Madhumitha Pachapalayam Sivasalapathy
Run the code :
"pipenv run python -m pytest" is used to test all the test cases.(read hard coded pdf and does all the tests)
"pipenv run python project0/main.py --arrests <url>" is used to run project0 and can run our modules
Please refer the saved files in the following location :
Database is stored in \tmp\Project0\*.db .
Pdf is stored in \tmp\Project0\Arrest*.pdf .
Modules: Created the following module
1.Download the data : Where pdf is downloaded from the url "http://normanpd.normanok.gov/filebrowser_download/657/2019-02-16%20Daily%20Arrest%20Summary.pdf".
Also downloaded various dates of the pdf for training. url extraction was similar to the extraction from assignment0 and was very helpful
2.Extract the fields : Tried various functions to extract data from pdf but resulted in poorly formated data.
So solved it using "re package". Regular expression makes it easier. It was a hard part.
It has various complications like missing values and multiline values.
Each row was extracted using ';' and the each field is extrated via regular expression.
3 columns arrestee location, offence and arrestee was hard to seperate. but using regular expression it was easier.

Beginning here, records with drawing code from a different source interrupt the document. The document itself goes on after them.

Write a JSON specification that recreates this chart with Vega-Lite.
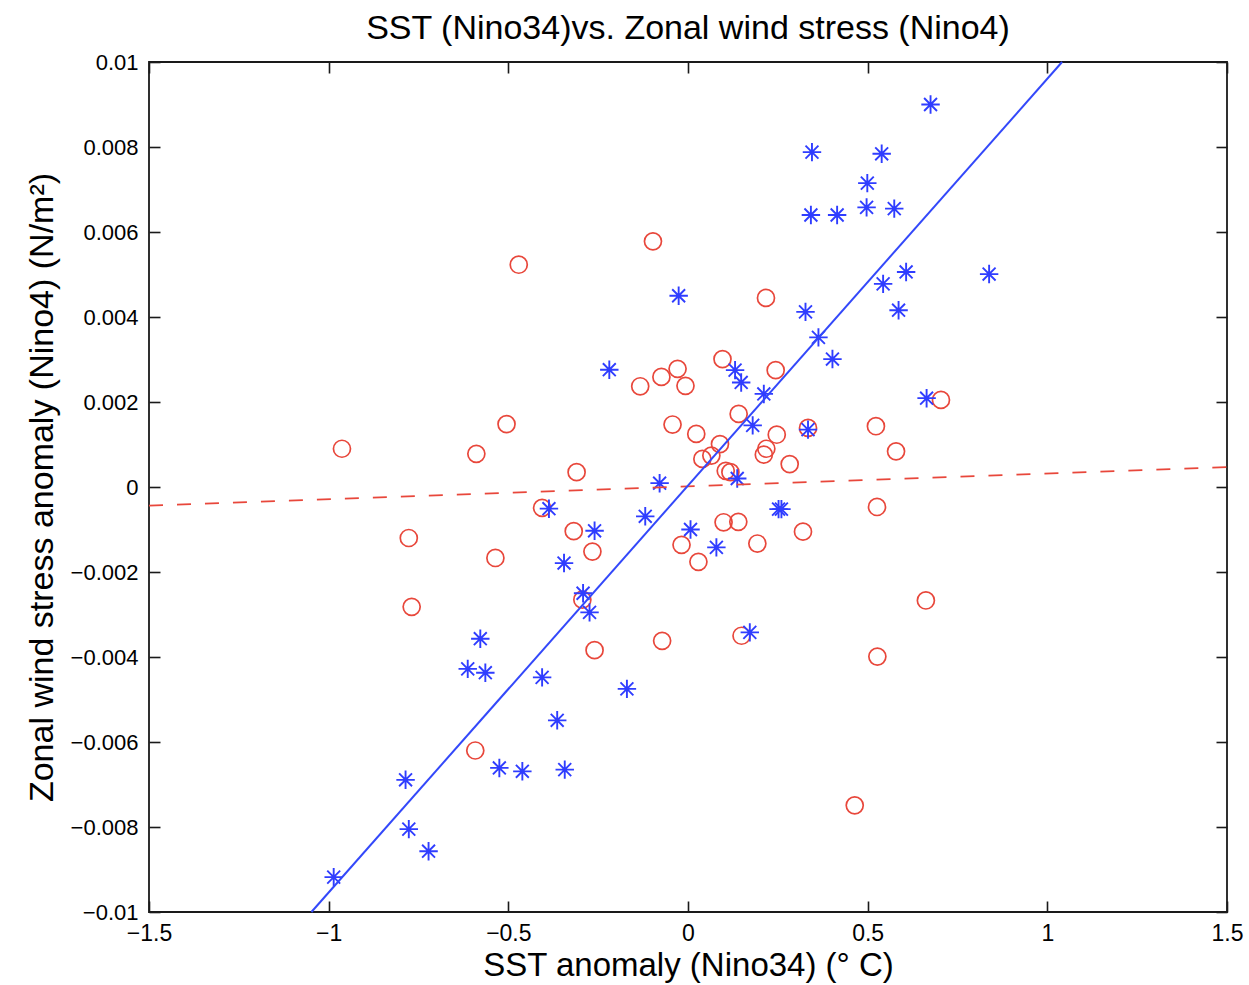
{
  "$schema": "https://vega.github.io/schema/vega-lite/v6.json",
  "width": 1078,
  "height": 850,
  "autosize": {"type": "none"},
  "padding": {"left": 149, "top": 62, "right": 22, "bottom": 73},
  "background": "white",
  "config": {
    "view": {"stroke": "#1a1a1a", "strokeWidth": 1.8},
    "font": "Liberation Sans"
  },
  "title": {
    "text": "SST (Nino34)vs. Zonal wind stress (Nino4)",
    "fontSize": 34,
    "fontWeight": "normal",
    "font": "Liberation Sans",
    "color": "black",
    "offset": 5,
    "anchor": "middle"
  },
  "datasets": {
    "red": [
      {"sst": -0.963, "tau": 0.00090}, {"sst": -0.589, "tau": 0.00078}, {"sst": -0.505, "tau": 0.00148},
      {"sst": -0.471, "tau": 0.00523}, {"sst": -0.0975, "tau": 0.00578}, {"sst": 0.217, "tau": 0.00445},
      {"sst": -0.133, "tau": 0.00237}, {"sst": -0.074, "tau": 0.00259}, {"sst": -0.029, "tau": 0.00278},
      {"sst": -0.007, "tau": 0.00238}, {"sst": 0.096, "tau": 0.00301}, {"sst": 0.244, "tau": 0.00275},
      {"sst": -0.310, "tau": 0.00035}, {"sst": -0.043, "tau": 0.00147}, {"sst": 0.023, "tau": 0.00125},
      {"sst": 0.141, "tau": 0.00172}, {"sst": 0.247, "tau": 0.00123}, {"sst": 0.334, "tau": 0.00139},
      {"sst": 0.523, "tau": 0.00143}, {"sst": 0.089, "tau": 0.00101}, {"sst": 0.065, "tau": 0.00074},
      {"sst": 0.040, "tau": 0.00066}, {"sst": 0.218, "tau": 0.00090}, {"sst": 0.211, "tau": 0.00076},
      {"sst": 0.283, "tau": 0.00054}, {"sst": 0.105, "tau": 0.00038}, {"sst": 0.118, "tau": 0.00035},
      {"sst": 0.704, "tau": 0.00205}, {"sst": 0.579, "tau": 0.00084}, {"sst": -0.777, "tau": -0.00120},
      {"sst": -0.536, "tau": -0.00167}, {"sst": -0.769, "tau": -0.00282}, {"sst": -0.592, "tau": -0.00620},
      {"sst": -0.406, "tau": -0.00049}, {"sst": -0.318, "tau": -0.00104}, {"sst": -0.266, "tau": -0.00152},
      {"sst": -0.018, "tau": -0.00136}, {"sst": 0.029, "tau": -0.00176}, {"sst": 0.099, "tau": -0.00083},
      {"sst": 0.140, "tau": -0.00082}, {"sst": 0.193, "tau": -0.00133}, {"sst": 0.320, "tau": -0.00105},
      {"sst": 0.526, "tau": -0.00047}, {"sst": -0.294, "tau": -0.00265}, {"sst": -0.260, "tau": -0.00384},
      {"sst": -0.072, "tau": -0.00362}, {"sst": 0.149, "tau": -0.00350}, {"sst": 0.464, "tau": -0.00749},
      {"sst": 0.662, "tau": -0.00267}, {"sst": 0.527, "tau": -0.00399}
    ],
    "blue": [
      {"sst": 0.675, "tau": 0.00900}, {"sst": 0.345, "tau": 0.00788}, {"sst": 0.539, "tau": 0.00784},
      {"sst": 0.499, "tau": 0.00715}, {"sst": 0.342, "tau": 0.00640}, {"sst": 0.415, "tau": 0.00640},
      {"sst": 0.497, "tau": 0.00658}, {"sst": 0.574, "tau": 0.00655}, {"sst": -0.026, "tau": 0.00450},
      {"sst": 0.327, "tau": 0.00412}, {"sst": 0.607, "tau": 0.00506}, {"sst": 0.838, "tau": 0.00501},
      {"sst": 0.543, "tau": 0.00478}, {"sst": 0.586, "tau": 0.00416}, {"sst": 0.363, "tau": 0.00352},
      {"sst": 0.402, "tau": 0.00301}, {"sst": -0.219, "tau": 0.00276}, {"sst": 0.131, "tau": 0.00275},
      {"sst": 0.148, "tau": 0.00246}, {"sst": 0.211, "tau": 0.00219}, {"sst": 0.180, "tau": 0.00145},
      {"sst": 0.334, "tau": 0.00135}, {"sst": 0.664, "tau": 0.00209}, {"sst": 0.137, "tau": 0.00020},
      {"sst": -0.079, "tau": 0.00009}, {"sst": -0.387, "tau": -0.00051}, {"sst": -0.260, "tau": -0.00103},
      {"sst": -0.119, "tau": -0.00069}, {"sst": 0.007, "tau": -0.00100}, {"sst": 0.079, "tau": -0.00142},
      {"sst": 0.252, "tau": -0.00052}, {"sst": 0.260, "tau": -0.00052}, {"sst": -0.345, "tau": -0.00179},
      {"sst": -0.292, "tau": -0.00250}, {"sst": -0.274, "tau": -0.00295}, {"sst": 0.172, "tau": -0.00342},
      {"sst": -0.578, "tau": -0.00357}, {"sst": -0.613, "tau": -0.00428}, {"sst": -0.564, "tau": -0.00437},
      {"sst": -0.406, "tau": -0.00448}, {"sst": -0.170, "tau": -0.00475}, {"sst": -0.364, "tau": -0.00549},
      {"sst": -0.525, "tau": -0.00661}, {"sst": -0.461, "tau": -0.00669}, {"sst": -0.343, "tau": -0.00665},
      {"sst": -0.786, "tau": -0.00689}, {"sst": -0.777, "tau": -0.00805}, {"sst": -0.722, "tau": -0.00857},
      {"sst": -0.986, "tau": -0.00918}
    ],
    "redfit": [{"sst": -1.5, "tau": -0.00044}, {"sst": 1.5, "tau": 0.00047}],
    "bluefit": [{"sst": -1.048, "tau": -0.01}, {"sst": 1.041, "tau": 0.01}]
  },
  "resolve": {"axis": {"x": "independent", "y": "independent"}},
  "layer": [
    {
      "data": {"name": "red"},
      "mark": {"type": "point", "shape": "circle", "filled": false, "stroke": "#e8473b", "strokeWidth": 1.7, "size": 290, "opacity": 1},
      "encoding": {
        "x": {
          "field": "sst", "type": "quantitative",
          "scale": {"domain": [-1.5, 1.5], "nice": false, "zero": false},
          "axis": {
            "orient": "bottom",
            "values": [-1.5, -1, -0.5, 0, 0.5, 1, 1.5],
            "format": "~g",
            "ticks": false, "domain": false, "grid": false,
            "labelFontSize": 23, "labelFont": "Liberation Sans", "labelColor": "black",
            "labelPadding": 10, "labelFlush": false, "labelOverlap": false,
            "title": "SST anomaly (Nino34) (° C)",
            "titleFontSize": 33, "titleFontWeight": "normal", "titleFont": "Liberation Sans", "titleColor": "black",
            "titlePadding": 4
          }
        },
        "y": {
          "field": "tau", "type": "quantitative",
          "scale": {"domain": [-0.01, 0.01], "nice": false, "zero": false},
          "axis": {
            "orient": "left",
            "values": [-0.01, -0.008, -0.006, -0.004, -0.002, 0, 0.002, 0.004, 0.006, 0.008, 0.01],
            "format": "~g",
            "ticks": false, "domain": false, "grid": false,
            "labelFontSize": 22, "labelFont": "Liberation Sans", "labelColor": "black",
            "labelPadding": 11, "labelFlush": false, "labelOverlap": false,
            "title": "Zonal wind stress anomaly (Nino4) (N/m²)",
            "titleFontSize": 34, "titleFontWeight": "normal", "titleFont": "Liberation Sans", "titleColor": "black",
            "titlePadding": 11
          }
        }
      }
    },
    {
      "data": {"name": "blue"},
      "mark": {"type": "point", "shape": "M0,-1L0,1M-1,0L1,0M-0.7,-0.7L0.7,0.7M-0.7,0.7L0.7,-0.7", "filled": false, "stroke": "#2f3dff", "strokeWidth": 1.9, "size": 340, "opacity": 1},
      "encoding": {
        "x": {
          "field": "sst", "type": "quantitative",
          "axis": {
            "orient": "bottom", "values": [-1.5, -1, -0.5, 0, 0.5, 1, 1.5],
            "labels": false, "domain": false, "grid": false, "ticks": true,
            "tickSize": 11, "tickColor": "#1a1a1a", "tickWidth": 1.6, "offset": -11, "title": null
          }
        },
        "y": {
          "field": "tau", "type": "quantitative",
          "axis": {
            "orient": "left", "values": [-0.01, -0.008, -0.006, -0.004, -0.002, 0, 0.002, 0.004, 0.006, 0.008, 0.01],
            "labels": false, "domain": false, "grid": false, "ticks": true,
            "tickSize": 11, "tickColor": "#1a1a1a", "tickWidth": 1.6, "offset": -11, "title": null
          }
        }
      }
    },
    {
      "data": {"name": "redfit"},
      "mark": {"type": "line", "stroke": "#e8473b", "strokeWidth": 1.8, "strokeDash": [14, 14]},
      "encoding": {
        "x": {
          "field": "sst", "type": "quantitative",
          "axis": {
            "orient": "top", "values": [-1.5, -1, -0.5, 0, 0.5, 1, 1.5],
            "labels": false, "domain": false, "grid": false, "ticks": true,
            "tickSize": 11, "tickColor": "#1a1a1a", "tickWidth": 1.6, "offset": -11, "title": null
          }
        },
        "y": {
          "field": "tau", "type": "quantitative",
          "axis": {
            "orient": "right", "values": [-0.01, -0.008, -0.006, -0.004, -0.002, 0, 0.002, 0.004, 0.006, 0.008, 0.01],
            "labels": false, "domain": false, "grid": false, "ticks": true,
            "tickSize": 11, "tickColor": "#1a1a1a", "tickWidth": 1.6, "offset": -11, "title": null
          }
        }
      }
    },
    {
      "data": {"name": "bluefit"},
      "mark": {"type": "line", "stroke": "#3348fa", "strokeWidth": 2},
      "encoding": {
        "x": {"field": "sst", "type": "quantitative", "axis": null},
        "y": {"field": "tau", "type": "quantitative", "axis": null}
      }
    }
  ]
}
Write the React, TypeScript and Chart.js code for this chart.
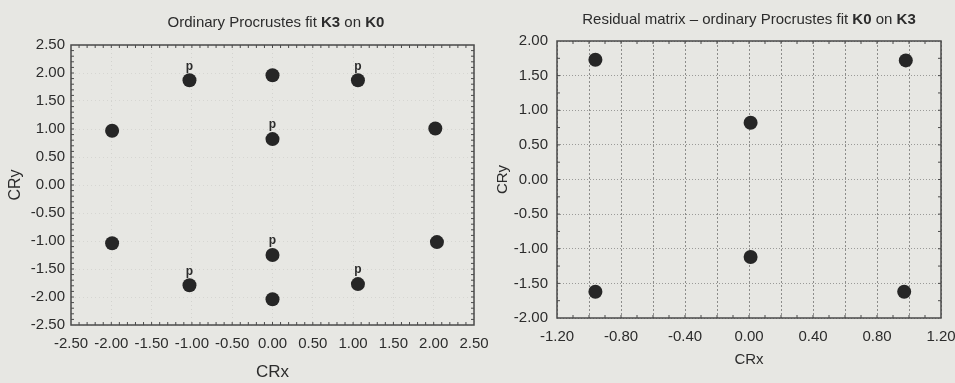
import { useEffect, useRef } from "react";
import { Chart, registerables } from "chart.js";

Chart.register(...registerables);

// ---- data ----
const leftTicks = [-2.5, -2.0, -1.5, -1.0, -0.5, 0.0, 0.5, 1.0, 1.5, 2.0, 2.5];
const leftX = [-1.99, -1.03, 0.0, 1.06, 2.02, 0.0, -1.99, 0.0, -1.03, 0.0, 1.06, 2.04];
const leftY = [0.97, 1.87, 1.96, 1.87, 1.01, 0.82, -1.04, -1.25, -1.79, -2.04, -1.77, -1.02];
const leftMarks = ["", "p", "", "p", "", "p", "", "p", "p", "", "p", ""];

const rightXGrid = [-1.2, -1.0, -0.8, -0.6, -0.4, -0.2, 0.0, 0.2, 0.4, 0.6, 0.8, 1.0, 1.2];
const rightXLabels = [-1.2, -0.8, -0.4, 0.0, 0.4, 0.8, 1.2];
const rightYTicks = [-2.0, -1.5, -1.0, -0.5, 0.0, 0.5, 1.0, 1.5, 2.0];
const rightX = [-0.96, 0.98, 0.01, 0.01, -0.96, 0.97];
const rightY = [1.73, 1.72, 0.82, -1.12, -1.62, -1.62];

const FONT = '"Liberation Sans", Arial, Helvetica, sans-serif';
const BG = "#e7e7e3";
const TEXT = "#2c2c2c";

const framePlugin = {
  id: "frame",
  beforeDatasetsDraw(chart: any, _args: any, opts: any) {
    const { ctx, chartArea: a, scales } = chart;
    const xs = scales.x;
    const ys = scales.y;
    ctx.save();
    ctx.strokeStyle = opts.color;
    ctx.lineWidth = 1;
    const line = (x1: number, y1: number, x2: number, y2: number) => {
      ctx.beginPath();
      ctx.moveTo(x1, y1);
      ctx.lineTo(x2, y2);
      ctx.stroke();
    };
    const nx = Math.round((xs.max - xs.min) / opts.minorX);
    for (let i = 1; i < nx; i++) {
      const px = xs.getPixelForValue(xs.min + i * opts.minorX);
      line(px, a.bottom, px, a.bottom - 3);
      line(px, a.top, px, a.top + 3);
    }
    const ny = Math.round((ys.max - ys.min) / opts.minorY);
    for (let i = 1; i < ny; i++) {
      const py = ys.getPixelForValue(ys.min + i * opts.minorY);
      line(a.left, py, a.left + 3, py);
      line(a.right, py, a.right - 3, py);
    }
    ctx.lineWidth = opts.width;
    ctx.strokeRect(a.left, a.top, a.right - a.left, a.bottom - a.top);
    ctx.restore();
  },
};

const markPlugin = {
  id: "marks",
  afterDatasetsDraw(chart: any, _args: any, opts: any) {
    const labels: string[] = opts.labels || [];
    const meta = chart.getDatasetMeta(0);
    const { ctx } = chart;
    ctx.save();
    ctx.fillStyle = TEXT;
    ctx.font = "bold 12px 'Liberation Sans', Arial, sans-serif";
    ctx.textAlign = "center";
    ctx.textBaseline = "middle";
    meta.data.forEach((el: any, i: number) => {
      if (labels[i]) ctx.fillText(labels[i], el.x, el.y - 14);
    });
    ctx.restore();
  },
};

function near(list: number[], v: number) {
  return list.some((t) => Math.abs(t - v) < 1e-6);
}

function LeftChart() {
  const ref = useRef<HTMLCanvasElement | null>(null);
  useEffect(() => {
    if (!ref.current) return;
    const chart = new Chart(ref.current, {
      type: "scatter",
      data: {
        datasets: [
          {
            data: leftX.map((x, i) => ({ x, y: leftY[i] })),
            backgroundColor: "#262626",
            borderWidth: 0,
            pointRadius: 7,
          },
        ],
      },
      plugins: [framePlugin, markPlugin],
      options: {
        animation: false,
        responsive: false,
        events: [],
        layout: { padding: { top: 45, right: 46, bottom: 0, left: 0 } },
        plugins: {
          legend: { display: false },
          tooltip: { enabled: false },
          frame: { color: "#4a4a4a", width: 1.5, minorX: 0.1, minorY: 0.1 },
          marks: { labels: leftMarks },
        } as any,
        scales: {
          x: {
            type: "linear",
            min: -2.5,
            max: 2.5,
            afterBuildTicks: (s: any) => {
              s.ticks = leftTicks.map((v) => ({ value: v }));
            },
            afterFit: (s: any) => {
              s.height = 58;
            },
            ticks: {
              callback: (v: any) => Number(v).toFixed(2),
              font: { family: FONT, size: 15 },
              color: TEXT,
              padding: 10,
              maxRotation: 0,
              autoSkip: false,
            },
            grid: { color: "#d3d3cf", drawTicks: false, lineWidth: 1 },
            border: { display: false, dash: [1, 3] },
            title: {
              display: true,
              text: "CRx",
              font: { family: FONT, size: 17 },
              color: TEXT,
              padding: { top: 0, bottom: 0 },
            },
          },
          y: {
            type: "linear",
            min: -2.5,
            max: 2.5,
            afterBuildTicks: (s: any) => {
              s.ticks = leftTicks.map((v) => ({ value: v }));
            },
            afterFit: (s: any) => {
              s.width = 71;
            },
            ticks: {
              callback: (v: any) => Number(v).toFixed(2),
              font: { family: FONT, size: 15 },
              color: TEXT,
              padding: 6,
              autoSkip: false,
            },
            grid: { color: "#d6d6d2", drawTicks: false, lineWidth: 1 },
            border: { display: false, dash: [1, 3] },
            title: {
              display: true,
              text: "CRy",
              font: { family: FONT, size: 16 },
              color: TEXT,
              padding: { top: 6, bottom: 0 },
            },
          },
        },
      } as any,
    });
    return () => chart.destroy();
  }, []);
  return (
    <canvas
      ref={ref}
      width={520}
      height={383}
      style={{ position: "absolute", left: 0, top: 0, width: 520, height: 383 }}
    />
  );
}

function RightChart() {
  const ref = useRef<HTMLCanvasElement | null>(null);
  useEffect(() => {
    if (!ref.current) return;
    const chart = new Chart(ref.current, {
      type: "scatter",
      data: {
        datasets: [
          {
            data: rightX.map((x, i) => ({ x, y: rightY[i] })),
            backgroundColor: "#262626",
            borderWidth: 0,
            pointRadius: 7,
          },
        ],
      },
      plugins: [framePlugin, markPlugin],
      options: {
        animation: false,
        responsive: false,
        events: [],
        layout: { padding: { top: 41, right: 39, bottom: 14, left: 0 } },
        plugins: {
          legend: { display: false },
          tooltip: { enabled: false },
          frame: { color: "#4a4a4a", width: 1.5, minorX: 0.1, minorY: 0.25 },
          marks: { labels: [] },
        } as any,
        scales: {
          x: {
            type: "linear",
            min: -1.2,
            max: 1.2,
            afterBuildTicks: (s: any) => {
              s.ticks = rightXGrid.map((v) => ({ value: v }));
            },
            afterFit: (s: any) => {
              s.height = 51;
            },
            ticks: {
              callback: (v: any) => (near(rightXLabels, Number(v)) ? Number(v).toFixed(2) : ""),
              font: { family: FONT, size: 15 },
              color: TEXT,
              padding: 10,
              maxRotation: 0,
              autoSkip: false,
            },
            grid: { color: "#8c8c8a", drawTicks: false, lineWidth: 1 },
            border: { display: false, dash: [2, 2] },
            title: {
              display: true,
              text: "CRx",
              font: { family: FONT, size: 15 },
              color: TEXT,
              padding: { top: 0, bottom: 0 },
            },
          },
          y: {
            type: "linear",
            min: -2,
            max: 2,
            afterBuildTicks: (s: any) => {
              s.ticks = rightYTicks.map((v) => ({ value: v }));
            },
            afterFit: (s: any) => {
              s.width = 67;
            },
            ticks: {
              callback: (v: any) => Number(v).toFixed(2),
              font: { family: FONT, size: 15 },
              color: TEXT,
              padding: 9,
              autoSkip: false,
            },
            grid: { color: "#9a9a98", drawTicks: false, lineWidth: 1 },
            border: { display: false, dash: [1, 2] },
            title: {
              display: true,
              text: "CRy",
              font: { family: FONT, size: 15 },
              color: TEXT,
              padding: { top: 4, bottom: 0 },
            },
          },
        },
      } as any,
    });
    return () => chart.destroy();
  }, []);
  return (
    <canvas
      ref={ref}
      width={490}
      height={383}
      style={{ position: "absolute", left: 490, top: 0, width: 490, height: 383 }}
    />
  );
}

export default function App() {
  return (
    <div
      style={{
        position: "fixed",
        left: 0,
        top: 0,
        width: 955,
        height: 383,
        overflow: "hidden",
        background: BG,
        fontFamily: FONT,
        color: TEXT,
      }}
    >
      <LeftChart />
      <RightChart />
      <div
        style={{
          position: "absolute",
          left: 0,
          width: 552,
          top: 13,
          lineHeight: "18px",
          fontSize: 15,
          textAlign: "center",
          whiteSpace: "nowrap",
        }}
      >
        Ordinary Procrustes fit <b>K3</b> on <b>K0</b>
      </div>
      <div
        style={{
          position: "absolute",
          left: 499,
          width: 500,
          top: 10,
          lineHeight: "18px",
          fontSize: 15,
          textAlign: "center",
          whiteSpace: "nowrap",
        }}
      >
        Residual matrix – ordinary Procrustes fit <b>K0</b> on <b>K3</b>
      </div>
    </div>
  );
}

3.Create a SQLite database to store the data named normanpd.db. It takes 9 fields.
4.Insert into SQLite table : from the previous module extacted the table and inserted records into the table arrets by combining data from incidents..
5.Random arrest : Returned one random arrest by querying the database by seperating each fields with thorn symbol.
6.Multiple status : Added one more module to print multiple random queries from the database
Test cases: Unit testing is done for every module
* Test case 1: To check url fetch it was implemented. [Warning : it might not work if the url containing the page expired.]
* Test case 2: This test will check Each fields are extracted from the pdf and missing values,cleaning are handled properly.
* Test case 3: Verifies the creation of the database.
* Test case 4: This one verifies that no. of incidents is equal to no. of data in the database thus ensuring every row is inserted properly.
* Test case 5: To verify the status module is displayting random results.
Reference:
"http://normanpd.normanok.gov/content/daily-activity" - from which the website was downloaded.
"https://docs.python.org" - Used the website for python usage.
Used assignment0's test modules to construct testcases.